[Dataset excerpt]

+-------+

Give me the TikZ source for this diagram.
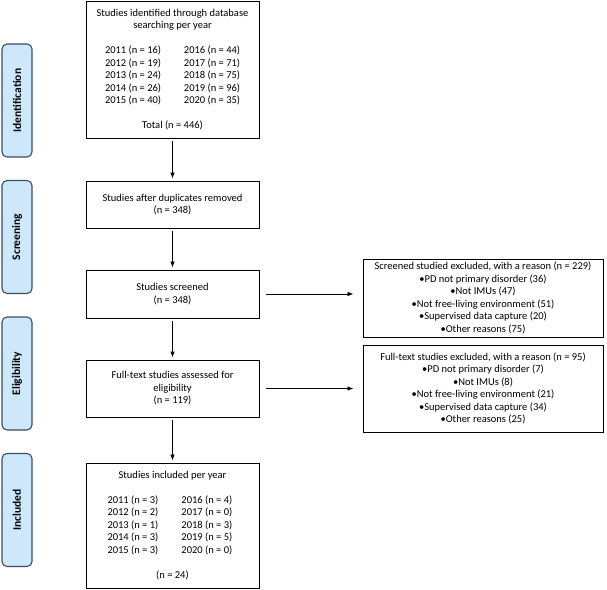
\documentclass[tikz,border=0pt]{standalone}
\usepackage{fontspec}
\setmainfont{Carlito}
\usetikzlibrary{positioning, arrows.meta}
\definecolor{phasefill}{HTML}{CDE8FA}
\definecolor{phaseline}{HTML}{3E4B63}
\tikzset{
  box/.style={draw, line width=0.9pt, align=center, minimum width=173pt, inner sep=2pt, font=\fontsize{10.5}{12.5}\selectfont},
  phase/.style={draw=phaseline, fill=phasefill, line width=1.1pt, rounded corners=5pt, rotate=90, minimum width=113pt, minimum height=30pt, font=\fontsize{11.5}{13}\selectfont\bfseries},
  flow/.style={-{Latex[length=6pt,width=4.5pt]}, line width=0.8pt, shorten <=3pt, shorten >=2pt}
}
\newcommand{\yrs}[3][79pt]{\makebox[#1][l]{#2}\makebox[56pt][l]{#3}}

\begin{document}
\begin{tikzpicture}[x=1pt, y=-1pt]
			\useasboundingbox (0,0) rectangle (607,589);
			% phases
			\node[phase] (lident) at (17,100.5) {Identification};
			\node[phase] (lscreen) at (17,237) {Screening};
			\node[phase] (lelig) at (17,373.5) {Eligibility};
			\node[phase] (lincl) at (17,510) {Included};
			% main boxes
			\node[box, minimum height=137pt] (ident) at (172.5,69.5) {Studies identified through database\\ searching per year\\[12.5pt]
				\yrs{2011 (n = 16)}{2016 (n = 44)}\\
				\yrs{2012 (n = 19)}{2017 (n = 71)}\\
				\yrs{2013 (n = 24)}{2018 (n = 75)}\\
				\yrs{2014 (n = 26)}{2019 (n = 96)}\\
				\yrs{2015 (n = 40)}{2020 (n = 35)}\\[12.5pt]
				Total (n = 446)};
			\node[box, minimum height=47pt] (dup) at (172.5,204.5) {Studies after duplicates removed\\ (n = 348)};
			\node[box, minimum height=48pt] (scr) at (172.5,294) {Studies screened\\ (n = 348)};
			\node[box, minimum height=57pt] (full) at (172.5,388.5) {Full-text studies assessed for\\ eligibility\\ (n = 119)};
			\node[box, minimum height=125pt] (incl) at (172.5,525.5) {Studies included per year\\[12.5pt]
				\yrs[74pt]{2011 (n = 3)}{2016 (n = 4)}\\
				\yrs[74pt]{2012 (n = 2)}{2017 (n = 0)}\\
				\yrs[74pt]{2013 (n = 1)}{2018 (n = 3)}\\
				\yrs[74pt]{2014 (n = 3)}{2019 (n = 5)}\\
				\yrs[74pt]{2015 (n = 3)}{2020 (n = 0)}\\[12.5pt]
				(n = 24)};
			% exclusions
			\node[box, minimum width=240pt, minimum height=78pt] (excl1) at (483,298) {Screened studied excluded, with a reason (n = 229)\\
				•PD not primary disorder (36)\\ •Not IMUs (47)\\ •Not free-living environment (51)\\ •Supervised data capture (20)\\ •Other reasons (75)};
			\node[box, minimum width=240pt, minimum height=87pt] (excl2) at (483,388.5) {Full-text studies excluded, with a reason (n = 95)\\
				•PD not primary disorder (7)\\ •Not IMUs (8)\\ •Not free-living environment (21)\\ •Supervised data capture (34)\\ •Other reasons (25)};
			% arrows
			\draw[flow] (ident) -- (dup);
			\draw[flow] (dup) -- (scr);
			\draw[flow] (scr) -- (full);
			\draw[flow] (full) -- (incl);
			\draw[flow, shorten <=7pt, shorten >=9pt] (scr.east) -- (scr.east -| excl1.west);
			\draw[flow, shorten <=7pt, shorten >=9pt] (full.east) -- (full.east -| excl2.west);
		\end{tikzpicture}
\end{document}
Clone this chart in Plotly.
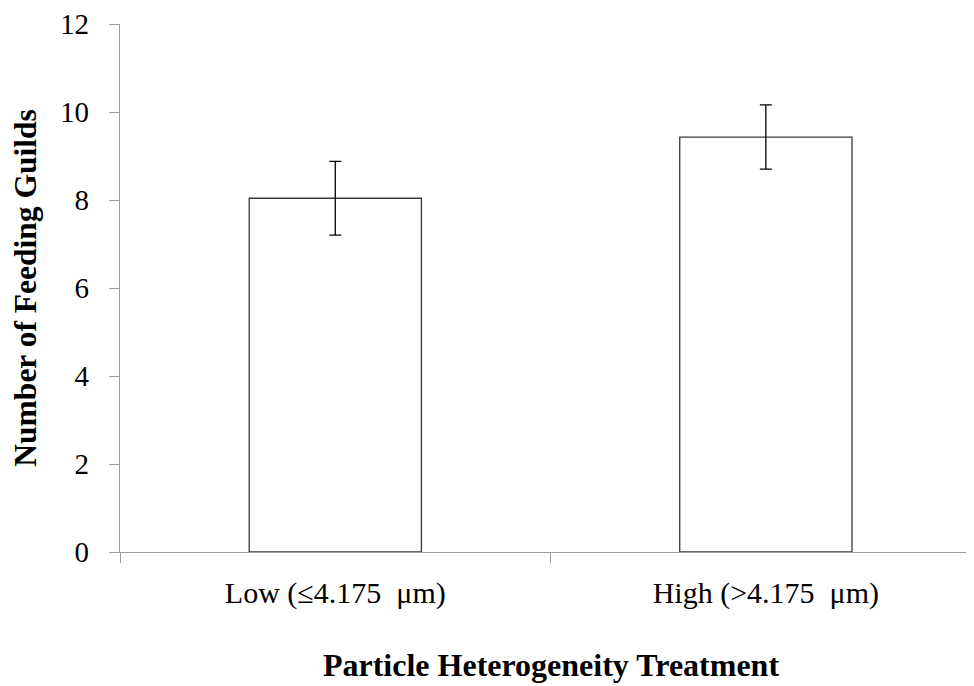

+-------+

To do ::
Copy all the entries word for word. Omit any pictures.

Worked answer ::
Give me the TikZ source for this diagram.
\documentclass[tikz,border=0pt]{standalone}
\usepackage{fontspec}
\setmainfont{Carlito}
\usetikzlibrary{positioning, arrows.meta}
\definecolor{phasefill}{HTML}{CDE8FA}
\definecolor{phaseline}{HTML}{3E4B63}
\tikzset{
  box/.style={draw, line width=0.9pt, align=center, minimum width=173pt, inner sep=2pt, font=\fontsize{10.5}{12.5}\selectfont},
  phase/.style={draw=phaseline, fill=phasefill, line width=1.1pt, rounded corners=5pt, rotate=90, minimum width=113pt, minimum height=30pt, font=\fontsize{11.5}{13}\selectfont\bfseries},
  flow/.style={-{Latex[length=6pt,width=4.5pt]}, line width=0.8pt, shorten <=3pt, shorten >=2pt}
}
\newcommand{\yrs}[3][79pt]{\makebox[#1][l]{#2}\makebox[56pt][l]{#3}}

\begin{document}
\begin{tikzpicture}[x=1pt, y=-1pt]
			\useasboundingbox (0,0) rectangle (607,589);
			% phases
			\node[phase] (lident) at (17,100.5) {Identification};
			\node[phase] (lscreen) at (17,237) {Screening};
			\node[phase] (lelig) at (17,373.5) {Eligibility};
			\node[phase] (lincl) at (17,510) {Included};
			% main boxes
			\node[box, minimum height=137pt] (ident) at (172.5,69.5) {Studies identified through database\\ searching per year\\[12.5pt]
				\yrs{2011 (n = 16)}{2016 (n = 44)}\\
				\yrs{2012 (n = 19)}{2017 (n = 71)}\\
				\yrs{2013 (n = 24)}{2018 (n = 75)}\\
				\yrs{2014 (n = 26)}{2019 (n = 96)}\\
				\yrs{2015 (n = 40)}{2020 (n = 35)}\\[12.5pt]
				Total (n = 446)};
			\node[box, minimum height=47pt] (dup) at (172.5,204.5) {Studies after duplicates removed\\ (n = 348)};
			\node[box, minimum height=48pt] (scr) at (172.5,294) {Studies screened\\ (n = 348)};
			\node[box, minimum height=57pt] (full) at (172.5,388.5) {Full-text studies assessed for\\ eligibility\\ (n = 119)};
			\node[box, minimum height=125pt] (incl) at (172.5,525.5) {Studies included per year\\[12.5pt]
				\yrs[74pt]{2011 (n = 3)}{2016 (n = 4)}\\
				\yrs[74pt]{2012 (n = 2)}{2017 (n = 0)}\\
				\yrs[74pt]{2013 (n = 1)}{2018 (n = 3)}\\
				\yrs[74pt]{2014 (n = 3)}{2019 (n = 5)}\\
				\yrs[74pt]{2015 (n = 3)}{2020 (n = 0)}\\[12.5pt]
				(n = 24)};
			% exclusions
			\node[box, minimum width=240pt, minimum height=78pt] (excl1) at (483,298) {Screened studied excluded, with a reason (n = 229)\\
				•PD not primary disorder (36)\\ •Not IMUs (47)\\ •Not free-living environment (51)\\ •Supervised data capture (20)\\ •Other reasons (75)};
			\node[box, minimum width=240pt, minimum height=87pt] (excl2) at (483,388.5) {Full-text studies excluded, with a reason (n = 95)\\
				•PD not primary disorder (7)\\ •Not IMUs (8)\\ •Not free-living environment (21)\\ •Supervised data capture (34)\\ •Other reasons (25)};
			% arrows
			\draw[flow] (ident) -- (dup);
			\draw[flow] (dup) -- (scr);
			\draw[flow] (scr) -- (full);
			\draw[flow] (full) -- (incl);
			\draw[flow, shorten <=7pt, shorten >=9pt] (scr.east) -- (scr.east -| excl1.west);
			\draw[flow, shorten <=7pt, shorten >=9pt] (full.east) -- (full.east -| excl2.west);
		\end{tikzpicture}
\end{document}
Clone this chart in Plotly.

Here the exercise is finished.